Folding Ruler Star
Aaron Kunin
Fence Books, $12 (paper)

“If God is dead, then everything is permitted,” reads a popular refrigerator-magnet catchphrase often misattributed to Dostoevsky. If only that were the case in Aaron Kunin’s new book, Folding Ruler Star. Conceived as a Paradise Lost situated outside of ethics, Kunin’s poems are devoted to investigating shame—a kind of naturalized shame, psycho-physical and gut-wrenchingly embodied. This sense of shame not only makes itself known overtly through the poems’ subject matter but through their formal elements as well: chained to a five-syllable, staccato line confined in turn to three-line stanzas and punctuated only by parentheticals, each of the poems is compelled to face its own funhouse reflection—a poem which, while bearing the same title, is a distortion of the original, occasionally humorous but more often warped, painful, berserk. For example, in the first incarnation of the poem “Under the Lampshade,” the lampshade appears first as a simile: “(her slicker / gave the effect of / a lampshade).” Set in a kitchen, the poem has the air of a troubled domestic scene: “(every time she does / something to hurt him / she cries no stop you’re / hurting me).” In the poem en face, everything gets reversed: “he punishes them / because he believes / he should be punished / (categorical / imperative) he / seems to be wearing / a lampshade in place / of a raincoat.” Not only are the pronouns’ roles reversed, but the hypothetical lampshade in the first instance appears to have shifted into the literal while the poem itself has switched from a concrete scene to an abstract grouping of desires.

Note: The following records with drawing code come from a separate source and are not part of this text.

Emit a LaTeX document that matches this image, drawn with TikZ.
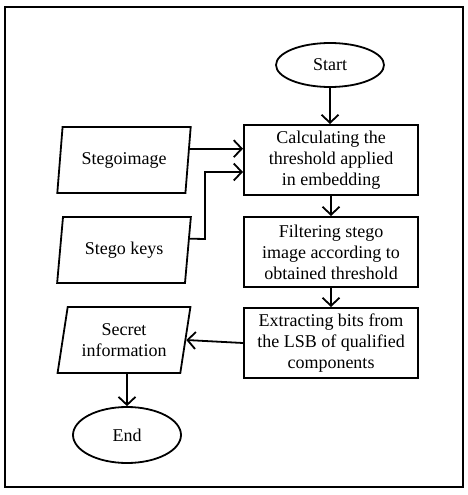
\documentclass[tikz,border=0pt]{standalone}
\usepackage{fontspec}
\setmainfont{Liberation Serif}
\usetikzlibrary{shapes.geometric,arrows.meta,calc}
\begin{document}
\begin{tikzpicture}[x=1pt,y=-1pt,
  every node/.style={font=\fontsize{18}{21}\selectfont, align=center, inner sep=0pt},
  proc/.style={draw, line width=2pt, minimum width=174pt, minimum height=70pt},
  io/.style={draw, line width=1.8pt, trapezium, trapezium stretches=true,
    trapezium left angle=77, trapezium right angle=103, minimum width=134pt, minimum height=66pt},
  term/.style={draw, line width=1.8pt, ellipse, inner sep=0pt},
  arr/.style={line width=1.8pt, -{Straight Barb[length=8pt,width=17pt,line width=1.8pt]}}
]
\useasboundingbox (0,0) rectangle (467,495);
\fill[white] (0,0) rectangle (467,495);
\draw[line width=2.4pt] (5,7) rectangle (463,487);

\node[term, minimum width=108pt, minimum height=44pt] (start) at (330,65) {Start};
\node[proc] (b1) at (331,160) {Calculating the\\threshold applied\\in embedding};
\node[proc] (b2) at (331,252) {Filtering stego\\image according to\\obtained threshold};
\node[proc] (b3) at (331,343) {Extracting bits from\\the LSB of qualified\\components};
\node[io] (img) at (124,160) {Stegoimage};
\node[io] (keys) at (124,250) {Stego keys};
\node[io] (sec) at (124,340) {Secret\\information};
\node[term, minimum width=108pt, minimum height=56pt] (end) at (127,435) {End};

\coordinate (k1) at ($(keys.top right corner)!1/3!(keys.bottom right corner)$);
\coordinate (i1) at ($(img.top right corner)!1/3!(img.bottom right corner)$);

\draw[arr] (start) -- (start|-b1.north);
\draw[arr] (b1) -- (b2);
\draw[arr] (b2) -- (b3);
\draw[arr] (i1) -- (i1-|b1.west);
\draw[arr] (k1) -- (205,239) -- (205,172) -- (b1.west|-0,172);
\draw[arr] (b3.west) -- (sec.east);
\draw[arr] (sec.south-|end) -- (end.north);
\end{tikzpicture}
\end{document}
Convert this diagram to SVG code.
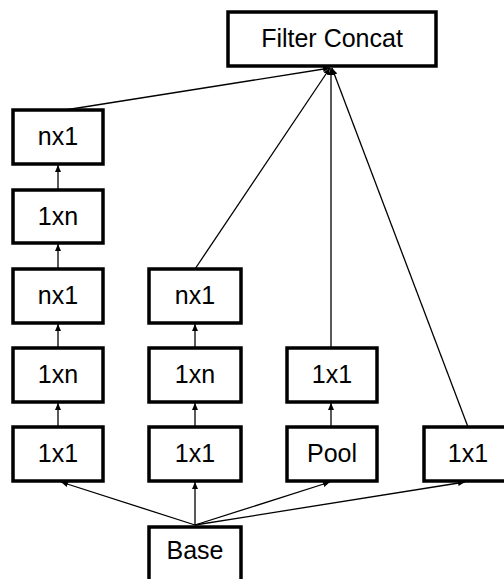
<svg xmlns="http://www.w3.org/2000/svg" width="504" height="579" viewBox="0 0 504 579">
<style>
.box{fill:#fff;stroke:#000;stroke-width:3.5}
.t{font-family:"Liberation Sans",Arial,sans-serif;font-size:25px;fill:#000;text-anchor:middle}
.c{stroke:#000;stroke-width:1.3;fill:none;marker-end:url(#ah)}
</style>
<defs>
<marker id="ah" markerUnits="userSpaceOnUse" markerWidth="8" markerHeight="8" refX="7" refY="3" orient="auto">
<path d="M0,0 L7,3 L0,6 Z" fill="#000"/>
</marker>
</defs>
<g id="connectors">
<line class="c" x1="65" y1="110" x2="330" y2="68"/>
<line class="c" x1="195" y1="269" x2="330" y2="68"/>
<line class="c" x1="331" y1="348" x2="331" y2="68"/>
<line class="c" x1="468" y1="427" x2="332" y2="68"/>
<line class="c" x1="58" y1="427" x2="58" y2="403"/>
<line class="c" x1="58" y1="348" x2="58" y2="324"/>
<line class="c" x1="58" y1="269" x2="58" y2="244"/>
<line class="c" x1="58" y1="190" x2="58" y2="165"/>
<line class="c" x1="195" y1="427" x2="195" y2="403"/>
<line class="c" x1="195" y1="348" x2="195" y2="324"/>
<line class="c" x1="331" y1="427" x2="331" y2="403"/>
<line class="c" x1="195" y1="525" x2="61" y2="482"/>
<line class="c" x1="195" y1="525" x2="195" y2="482"/>
<line class="c" x1="195" y1="525" x2="330" y2="482"/>
<line class="c" x1="195" y1="525" x2="465" y2="482"/>
</g>
<g id="concat"><rect class="box" x="228" y="12" width="208" height="54"/><text class="t" x="332" y="47">Filter Concat</text></g>
<g id="a4"><rect class="box" x="13" y="110" width="90" height="54"/><text class="t" x="58" y="145">nx1</text></g>
<g id="a3"><rect class="box" x="13" y="190" width="90" height="53"/><text class="t" x="58" y="225">1xn</text></g>
<g id="a2"><rect class="box" x="13" y="269" width="90" height="54"/><text class="t" x="58" y="304">nx1</text></g>
<g id="a1"><rect class="box" x="13" y="348" width="90" height="54"/><text class="t" x="58" y="383">1xn</text></g>
<g id="a0"><rect class="box" x="13" y="427" width="90" height="54"/><text class="t" x="58" y="462">1x1</text></g>
<g id="b2"><rect class="box" x="149" y="269" width="92" height="54"/><text class="t" x="195" y="304">nx1</text></g>
<g id="b1"><rect class="box" x="149" y="348" width="92" height="54"/><text class="t" x="195" y="383">1xn</text></g>
<g id="b0"><rect class="box" x="149" y="427" width="92" height="54"/><text class="t" x="195" y="462">1x1</text></g>
<g id="c1"><rect class="box" x="287" y="348" width="90" height="54"/><text class="t" x="332" y="383">1x1</text></g>
<g id="c0"><rect class="box" x="287" y="427" width="90" height="54"/><text class="t" x="332" y="462">Pool</text></g>
<g id="d0"><rect class="box" x="424" y="427" width="90" height="54"/><text class="t" x="468" y="462">1x1</text></g>
<g id="base"><rect class="box" x="149" y="527" width="92" height="60"/><text class="t" x="195" y="559">Base</text></g>
</svg>
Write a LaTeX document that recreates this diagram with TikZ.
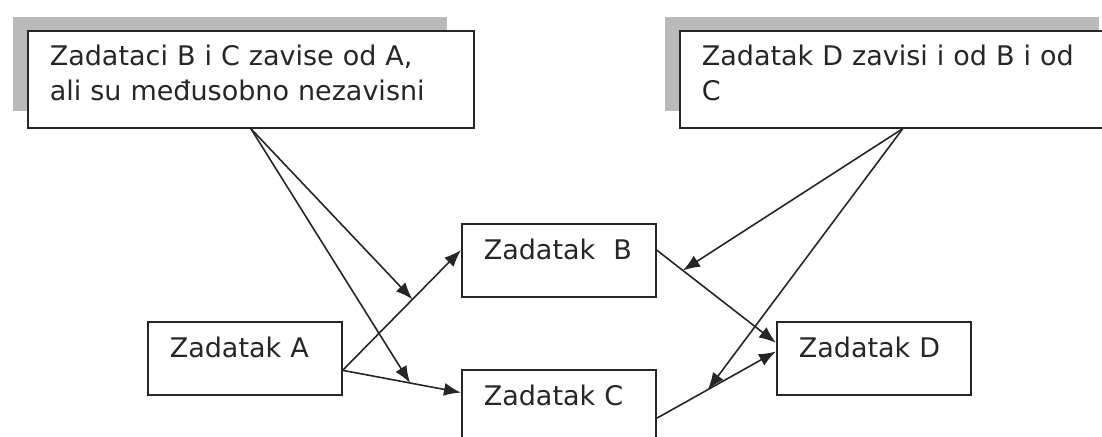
\documentclass[tikz,border=0pt]{standalone}
\usepackage{fontspec}
\setmainfont{DejaVu Sans}
\usepackage{tikz}
\usetikzlibrary{arrows.meta,shadows}
\tikzstyle{arrow} = [->,>={Latex[length=8.5pt,width=6.5pt]},line width=0.8pt,draw=black!85]

\begin{document}
\begin{tikzpicture}[
  x=0.5pt, y=-0.5pt,
  every node/.style={font=\fontsize{13.5}{17.5}\selectfont, text=black!85},
  box/.style={draw=black!85, line width=0.8pt, rectangle, anchor=north west,
    align=left, inner ysep=0pt, inner xsep=11pt, fill=white},
  task/.style={box, text width=75pt, text height=18pt, text depth=18.5pt},
  note/.style={box, text width=201pt, text height=17.5pt, text depth=31pt,
    drop shadow={shadow scale=0.973, shadow xshift=-10.5pt, shadow yshift=8pt,
      opacity=1, fill=black!27}}
]
\useasboundingbox (0,0) rectangle (1102,436);
\clip (0,0) rectangle (1102,436);
% napomene
\node[note] (n1) at (27,30) {Zadataci B i C zavise od A,\\ ali su međusobno nezavisni};
\node[note] (n2) at (679,30) {Zadatak D zavisi i od B i od\\ C};
% zadaci
\node[task] (A) at (147,321) {Zadatak A};
\node[task] (B) at (461,223) {Zadatak~ B};
\node[task] (C) at (461,369) {Zadatak C};
\node[task] (D) at (776,321) {Zadatak D};
% zavisnosti
\draw[arrow] (A.-7) -- (B.174) coordinate[pos=0.59] (ab);
\draw[arrow] (A.-7) -- (C.172.7) coordinate[pos=0.57] (ac);
\draw[arrow] (B.6) -- (D.171.5) coordinate[pos=0.22] (bd);
\draw[arrow] (C.-7.3) -- (D.176) coordinate[pos=0.43] (cd);
% od napomena
\draw[arrow] (n1.south) -- (ab);
\draw[arrow] (n1.south) -- (ac);
\draw[arrow] (n2.south) -- (bd);
\draw[arrow] (n2.south) -- (cd);
\end{tikzpicture}
\end{document}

Coupled with the constant reiteration of pain, guilt and punishment, the effect of such dynamic reversals is one of swinging over an open flame, suspended by a thread of spidersilk. And while there may not be a gray-bearded Puritan god to mete out fate in Folding Ruler Star, Kunin’s carefully crafted verses keep the reader tantalizingly close to the point of getting burned.